Data listing
## START

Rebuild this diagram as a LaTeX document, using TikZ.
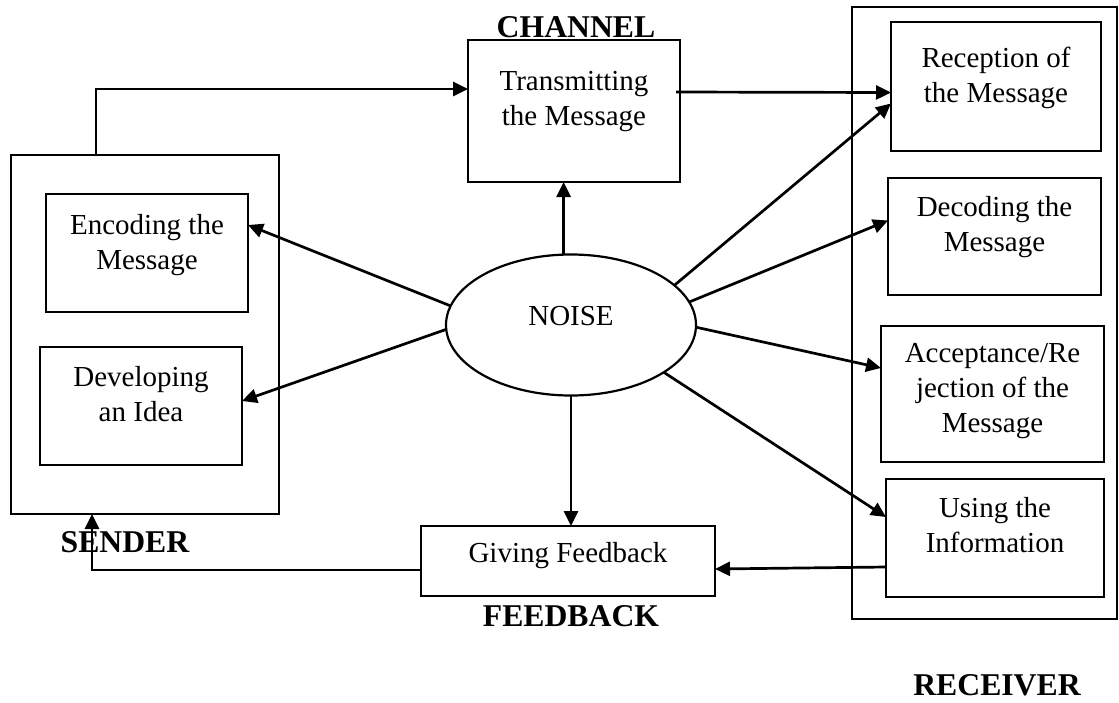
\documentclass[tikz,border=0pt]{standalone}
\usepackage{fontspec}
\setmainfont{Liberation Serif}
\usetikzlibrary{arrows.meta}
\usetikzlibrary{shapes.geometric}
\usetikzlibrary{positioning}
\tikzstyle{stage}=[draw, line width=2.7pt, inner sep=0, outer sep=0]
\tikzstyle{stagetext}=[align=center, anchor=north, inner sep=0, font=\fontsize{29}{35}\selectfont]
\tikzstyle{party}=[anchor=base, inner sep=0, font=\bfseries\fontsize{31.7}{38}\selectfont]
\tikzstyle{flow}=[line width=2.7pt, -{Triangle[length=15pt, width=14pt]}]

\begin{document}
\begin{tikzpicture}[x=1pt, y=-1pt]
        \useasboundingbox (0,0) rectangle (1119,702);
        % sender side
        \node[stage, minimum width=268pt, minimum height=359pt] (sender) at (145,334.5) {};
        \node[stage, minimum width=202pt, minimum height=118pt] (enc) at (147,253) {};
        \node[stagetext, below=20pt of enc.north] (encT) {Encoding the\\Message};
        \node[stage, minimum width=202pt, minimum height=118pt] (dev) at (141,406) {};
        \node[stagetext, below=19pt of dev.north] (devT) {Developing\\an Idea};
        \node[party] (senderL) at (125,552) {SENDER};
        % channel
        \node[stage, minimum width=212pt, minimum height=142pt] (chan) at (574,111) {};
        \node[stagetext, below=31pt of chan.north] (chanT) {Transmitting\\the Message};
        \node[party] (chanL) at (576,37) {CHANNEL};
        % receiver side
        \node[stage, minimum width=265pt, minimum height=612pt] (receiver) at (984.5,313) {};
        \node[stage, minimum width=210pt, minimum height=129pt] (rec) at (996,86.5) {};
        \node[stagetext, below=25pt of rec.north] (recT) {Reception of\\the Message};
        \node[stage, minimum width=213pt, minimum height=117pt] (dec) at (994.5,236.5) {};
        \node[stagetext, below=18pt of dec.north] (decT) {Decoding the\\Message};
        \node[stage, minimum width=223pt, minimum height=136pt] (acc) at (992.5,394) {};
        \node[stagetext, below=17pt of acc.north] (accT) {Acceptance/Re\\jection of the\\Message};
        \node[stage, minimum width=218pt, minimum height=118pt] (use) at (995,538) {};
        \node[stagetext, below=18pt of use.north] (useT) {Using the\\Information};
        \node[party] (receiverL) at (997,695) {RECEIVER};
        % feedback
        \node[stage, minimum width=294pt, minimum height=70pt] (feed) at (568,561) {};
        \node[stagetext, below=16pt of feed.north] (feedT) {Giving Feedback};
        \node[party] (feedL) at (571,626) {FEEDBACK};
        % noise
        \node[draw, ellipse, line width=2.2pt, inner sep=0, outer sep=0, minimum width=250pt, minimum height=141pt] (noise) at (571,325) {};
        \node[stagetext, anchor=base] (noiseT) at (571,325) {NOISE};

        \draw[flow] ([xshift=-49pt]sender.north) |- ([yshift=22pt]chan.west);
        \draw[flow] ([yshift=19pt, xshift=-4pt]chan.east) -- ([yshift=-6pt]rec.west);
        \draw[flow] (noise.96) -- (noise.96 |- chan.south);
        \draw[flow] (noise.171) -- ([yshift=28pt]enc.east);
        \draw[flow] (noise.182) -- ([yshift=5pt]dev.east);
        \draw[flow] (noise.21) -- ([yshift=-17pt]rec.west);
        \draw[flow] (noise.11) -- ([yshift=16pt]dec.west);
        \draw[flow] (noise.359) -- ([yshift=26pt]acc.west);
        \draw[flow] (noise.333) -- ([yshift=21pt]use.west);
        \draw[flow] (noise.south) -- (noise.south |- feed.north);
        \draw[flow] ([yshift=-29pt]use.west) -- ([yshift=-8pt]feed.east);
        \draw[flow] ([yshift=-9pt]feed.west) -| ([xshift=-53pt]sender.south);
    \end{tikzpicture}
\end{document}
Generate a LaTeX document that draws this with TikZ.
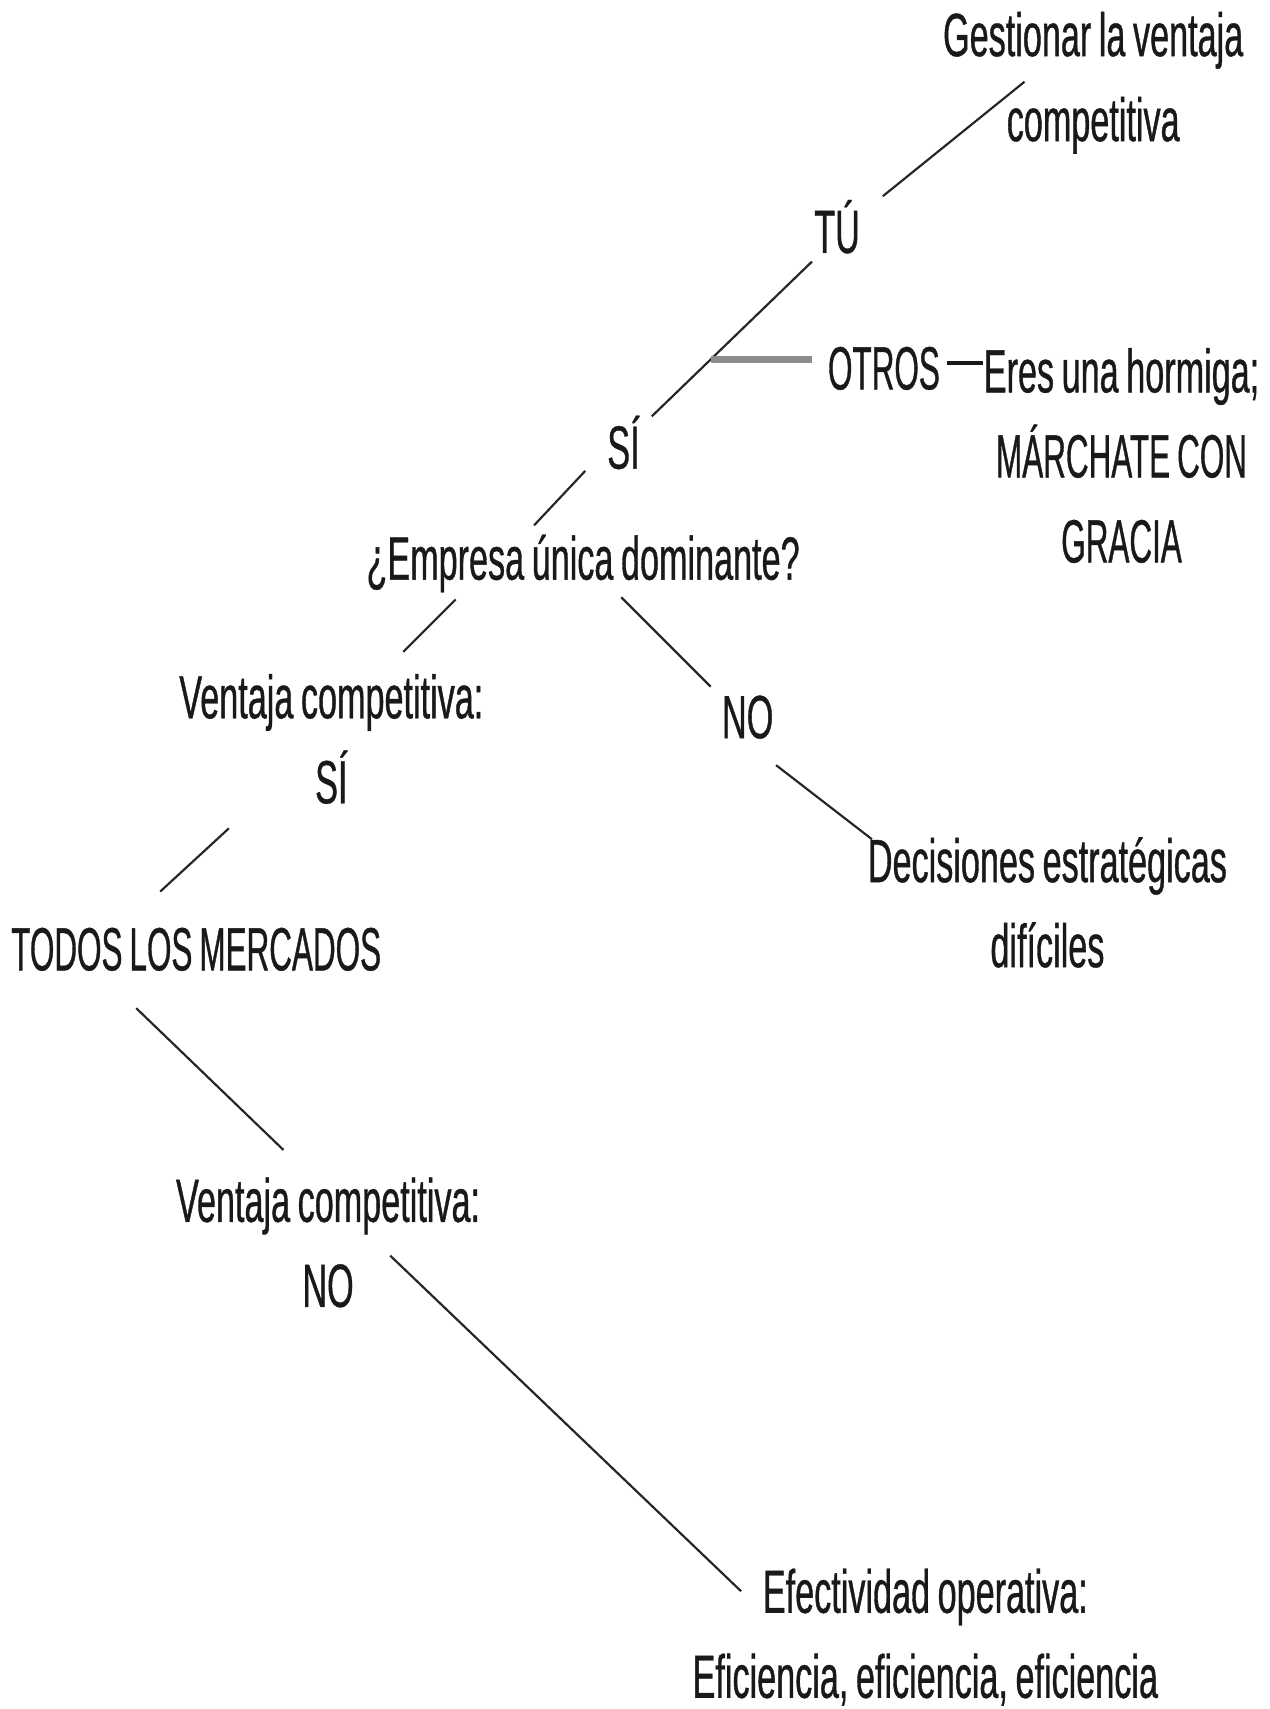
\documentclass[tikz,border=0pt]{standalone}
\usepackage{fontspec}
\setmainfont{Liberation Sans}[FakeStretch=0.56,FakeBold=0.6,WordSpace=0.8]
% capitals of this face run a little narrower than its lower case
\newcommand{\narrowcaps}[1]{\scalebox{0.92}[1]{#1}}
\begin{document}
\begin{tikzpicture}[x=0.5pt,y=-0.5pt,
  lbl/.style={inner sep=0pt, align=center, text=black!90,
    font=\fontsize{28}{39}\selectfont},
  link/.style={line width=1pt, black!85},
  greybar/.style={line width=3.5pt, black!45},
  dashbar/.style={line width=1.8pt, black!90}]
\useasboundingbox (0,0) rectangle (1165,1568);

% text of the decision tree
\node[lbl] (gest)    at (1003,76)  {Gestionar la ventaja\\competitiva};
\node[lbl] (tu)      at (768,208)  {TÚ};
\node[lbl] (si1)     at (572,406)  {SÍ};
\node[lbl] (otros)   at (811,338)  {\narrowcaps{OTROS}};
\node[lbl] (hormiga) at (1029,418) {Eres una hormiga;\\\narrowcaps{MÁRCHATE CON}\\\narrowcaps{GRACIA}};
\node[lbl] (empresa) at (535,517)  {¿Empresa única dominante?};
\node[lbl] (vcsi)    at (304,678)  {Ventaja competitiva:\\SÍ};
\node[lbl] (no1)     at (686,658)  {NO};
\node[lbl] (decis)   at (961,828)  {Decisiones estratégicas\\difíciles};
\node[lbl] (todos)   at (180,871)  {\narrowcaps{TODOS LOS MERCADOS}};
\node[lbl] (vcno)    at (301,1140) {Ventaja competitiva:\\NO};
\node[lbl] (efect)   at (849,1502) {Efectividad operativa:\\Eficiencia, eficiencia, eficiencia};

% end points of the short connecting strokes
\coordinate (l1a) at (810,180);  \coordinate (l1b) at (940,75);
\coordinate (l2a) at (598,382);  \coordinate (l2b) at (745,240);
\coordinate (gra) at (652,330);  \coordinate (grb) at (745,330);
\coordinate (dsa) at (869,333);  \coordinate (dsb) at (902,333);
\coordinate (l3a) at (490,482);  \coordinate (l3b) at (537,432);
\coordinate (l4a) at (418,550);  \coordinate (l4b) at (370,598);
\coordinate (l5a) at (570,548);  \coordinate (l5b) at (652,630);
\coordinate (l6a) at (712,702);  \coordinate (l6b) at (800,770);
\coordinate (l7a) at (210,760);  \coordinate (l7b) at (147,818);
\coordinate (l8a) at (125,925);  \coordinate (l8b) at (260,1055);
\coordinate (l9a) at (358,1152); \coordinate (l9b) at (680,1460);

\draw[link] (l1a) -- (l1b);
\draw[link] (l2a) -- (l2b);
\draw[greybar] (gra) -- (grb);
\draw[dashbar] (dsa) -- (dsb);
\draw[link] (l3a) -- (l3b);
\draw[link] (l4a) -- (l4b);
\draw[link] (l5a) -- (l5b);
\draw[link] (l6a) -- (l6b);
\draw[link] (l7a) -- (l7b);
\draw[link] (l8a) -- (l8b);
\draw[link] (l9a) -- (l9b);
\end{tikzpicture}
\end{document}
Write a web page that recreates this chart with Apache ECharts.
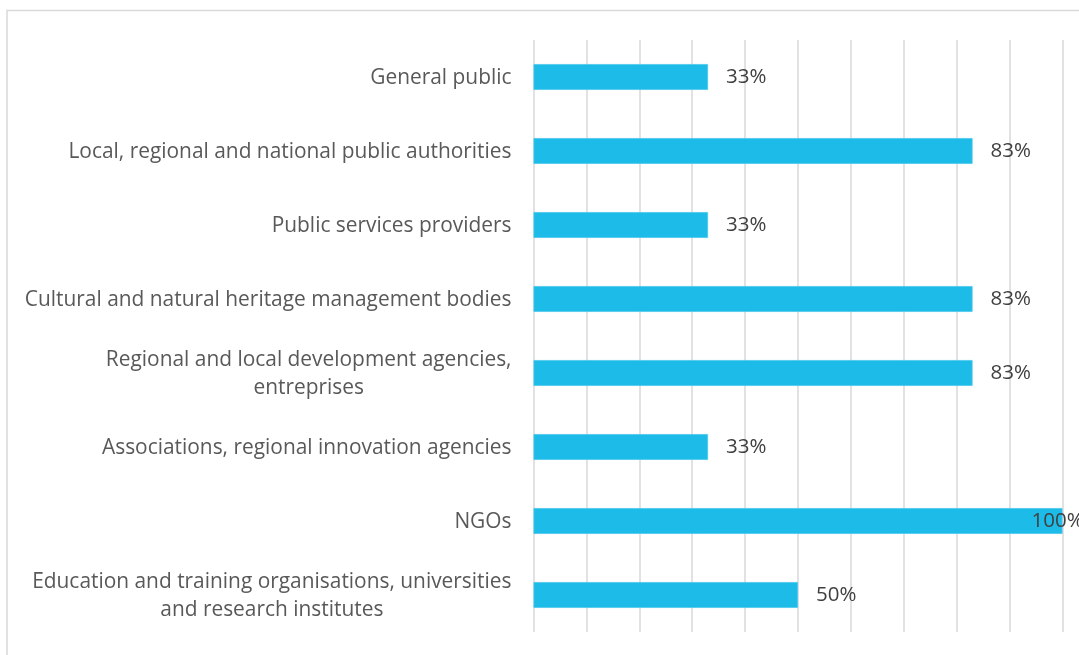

## END

Problem description:
The data above should be repeated exactly, minus any pictures.

Exercise output:
Rebuild this diagram as a LaTeX document, using TikZ.
\documentclass[tikz,border=0pt]{standalone}
\usepackage{fontspec}
\setmainfont{Liberation Serif}
\usetikzlibrary{arrows.meta}
\usetikzlibrary{shapes.geometric}
\usetikzlibrary{positioning}
\tikzstyle{stage}=[draw, line width=2.7pt, inner sep=0, outer sep=0]
\tikzstyle{stagetext}=[align=center, anchor=north, inner sep=0, font=\fontsize{29}{35}\selectfont]
\tikzstyle{party}=[anchor=base, inner sep=0, font=\bfseries\fontsize{31.7}{38}\selectfont]
\tikzstyle{flow}=[line width=2.7pt, -{Triangle[length=15pt, width=14pt]}]

\begin{document}
\begin{tikzpicture}[x=1pt, y=-1pt]
        \useasboundingbox (0,0) rectangle (1119,702);
        % sender side
        \node[stage, minimum width=268pt, minimum height=359pt] (sender) at (145,334.5) {};
        \node[stage, minimum width=202pt, minimum height=118pt] (enc) at (147,253) {};
        \node[stagetext, below=20pt of enc.north] (encT) {Encoding the\\Message};
        \node[stage, minimum width=202pt, minimum height=118pt] (dev) at (141,406) {};
        \node[stagetext, below=19pt of dev.north] (devT) {Developing\\an Idea};
        \node[party] (senderL) at (125,552) {SENDER};
        % channel
        \node[stage, minimum width=212pt, minimum height=142pt] (chan) at (574,111) {};
        \node[stagetext, below=31pt of chan.north] (chanT) {Transmitting\\the Message};
        \node[party] (chanL) at (576,37) {CHANNEL};
        % receiver side
        \node[stage, minimum width=265pt, minimum height=612pt] (receiver) at (984.5,313) {};
        \node[stage, minimum width=210pt, minimum height=129pt] (rec) at (996,86.5) {};
        \node[stagetext, below=25pt of rec.north] (recT) {Reception of\\the Message};
        \node[stage, minimum width=213pt, minimum height=117pt] (dec) at (994.5,236.5) {};
        \node[stagetext, below=18pt of dec.north] (decT) {Decoding the\\Message};
        \node[stage, minimum width=223pt, minimum height=136pt] (acc) at (992.5,394) {};
        \node[stagetext, below=17pt of acc.north] (accT) {Acceptance/Re\\jection of the\\Message};
        \node[stage, minimum width=218pt, minimum height=118pt] (use) at (995,538) {};
        \node[stagetext, below=18pt of use.north] (useT) {Using the\\Information};
        \node[party] (receiverL) at (997,695) {RECEIVER};
        % feedback
        \node[stage, minimum width=294pt, minimum height=70pt] (feed) at (568,561) {};
        \node[stagetext, below=16pt of feed.north] (feedT) {Giving Feedback};
        \node[party] (feedL) at (571,626) {FEEDBACK};
        % noise
        \node[draw, ellipse, line width=2.2pt, inner sep=0, outer sep=0, minimum width=250pt, minimum height=141pt] (noise) at (571,325) {};
        \node[stagetext, anchor=base] (noiseT) at (571,325) {NOISE};

        \draw[flow] ([xshift=-49pt]sender.north) |- ([yshift=22pt]chan.west);
        \draw[flow] ([yshift=19pt, xshift=-4pt]chan.east) -- ([yshift=-6pt]rec.west);
        \draw[flow] (noise.96) -- (noise.96 |- chan.south);
        \draw[flow] (noise.171) -- ([yshift=28pt]enc.east);
        \draw[flow] (noise.182) -- ([yshift=5pt]dev.east);
        \draw[flow] (noise.21) -- ([yshift=-17pt]rec.west);
        \draw[flow] (noise.11) -- ([yshift=16pt]dec.west);
        \draw[flow] (noise.359) -- ([yshift=26pt]acc.west);
        \draw[flow] (noise.333) -- ([yshift=21pt]use.west);
        \draw[flow] (noise.south) -- (noise.south |- feed.north);
        \draw[flow] ([yshift=-29pt]use.west) -- ([yshift=-8pt]feed.east);
        \draw[flow] ([yshift=-9pt]feed.west) -| ([xshift=-53pt]sender.south);
    \end{tikzpicture}
\end{document}
Generate a LaTeX document that draws this with TikZ.
\documentclass[tikz,border=0pt]{standalone}
\usepackage{fontspec}
\setmainfont{Liberation Sans}[FakeStretch=0.56,FakeBold=0.6,WordSpace=0.8]
% capitals of this face run a little narrower than its lower case
\newcommand{\narrowcaps}[1]{\scalebox{0.92}[1]{#1}}
\begin{document}
\begin{tikzpicture}[x=0.5pt,y=-0.5pt,
  lbl/.style={inner sep=0pt, align=center, text=black!90,
    font=\fontsize{28}{39}\selectfont},
  link/.style={line width=1pt, black!85},
  greybar/.style={line width=3.5pt, black!45},
  dashbar/.style={line width=1.8pt, black!90}]
\useasboundingbox (0,0) rectangle (1165,1568);

% text of the decision tree
\node[lbl] (gest)    at (1003,76)  {Gestionar la ventaja\\competitiva};
\node[lbl] (tu)      at (768,208)  {TÚ};
\node[lbl] (si1)     at (572,406)  {SÍ};
\node[lbl] (otros)   at (811,338)  {\narrowcaps{OTROS}};
\node[lbl] (hormiga) at (1029,418) {Eres una hormiga;\\\narrowcaps{MÁRCHATE CON}\\\narrowcaps{GRACIA}};
\node[lbl] (empresa) at (535,517)  {¿Empresa única dominante?};
\node[lbl] (vcsi)    at (304,678)  {Ventaja competitiva:\\SÍ};
\node[lbl] (no1)     at (686,658)  {NO};
\node[lbl] (decis)   at (961,828)  {Decisiones estratégicas\\difíciles};
\node[lbl] (todos)   at (180,871)  {\narrowcaps{TODOS LOS MERCADOS}};
\node[lbl] (vcno)    at (301,1140) {Ventaja competitiva:\\NO};
\node[lbl] (efect)   at (849,1502) {Efectividad operativa:\\Eficiencia, eficiencia, eficiencia};

% end points of the short connecting strokes
\coordinate (l1a) at (810,180);  \coordinate (l1b) at (940,75);
\coordinate (l2a) at (598,382);  \coordinate (l2b) at (745,240);
\coordinate (gra) at (652,330);  \coordinate (grb) at (745,330);
\coordinate (dsa) at (869,333);  \coordinate (dsb) at (902,333);
\coordinate (l3a) at (490,482);  \coordinate (l3b) at (537,432);
\coordinate (l4a) at (418,550);  \coordinate (l4b) at (370,598);
\coordinate (l5a) at (570,548);  \coordinate (l5b) at (652,630);
\coordinate (l6a) at (712,702);  \coordinate (l6b) at (800,770);
\coordinate (l7a) at (210,760);  \coordinate (l7b) at (147,818);
\coordinate (l8a) at (125,925);  \coordinate (l8b) at (260,1055);
\coordinate (l9a) at (358,1152); \coordinate (l9b) at (680,1460);

\draw[link] (l1a) -- (l1b);
\draw[link] (l2a) -- (l2b);
\draw[greybar] (gra) -- (grb);
\draw[dashbar] (dsa) -- (dsb);
\draw[link] (l3a) -- (l3b);
\draw[link] (l4a) -- (l4b);
\draw[link] (l5a) -- (l5b);
\draw[link] (l6a) -- (l6b);
\draw[link] (l7a) -- (l7b);
\draw[link] (l8a) -- (l8b);
\draw[link] (l9a) -- (l9b);
\end{tikzpicture}
\end{document}
Write a web page that recreates this chart with Apache ECharts.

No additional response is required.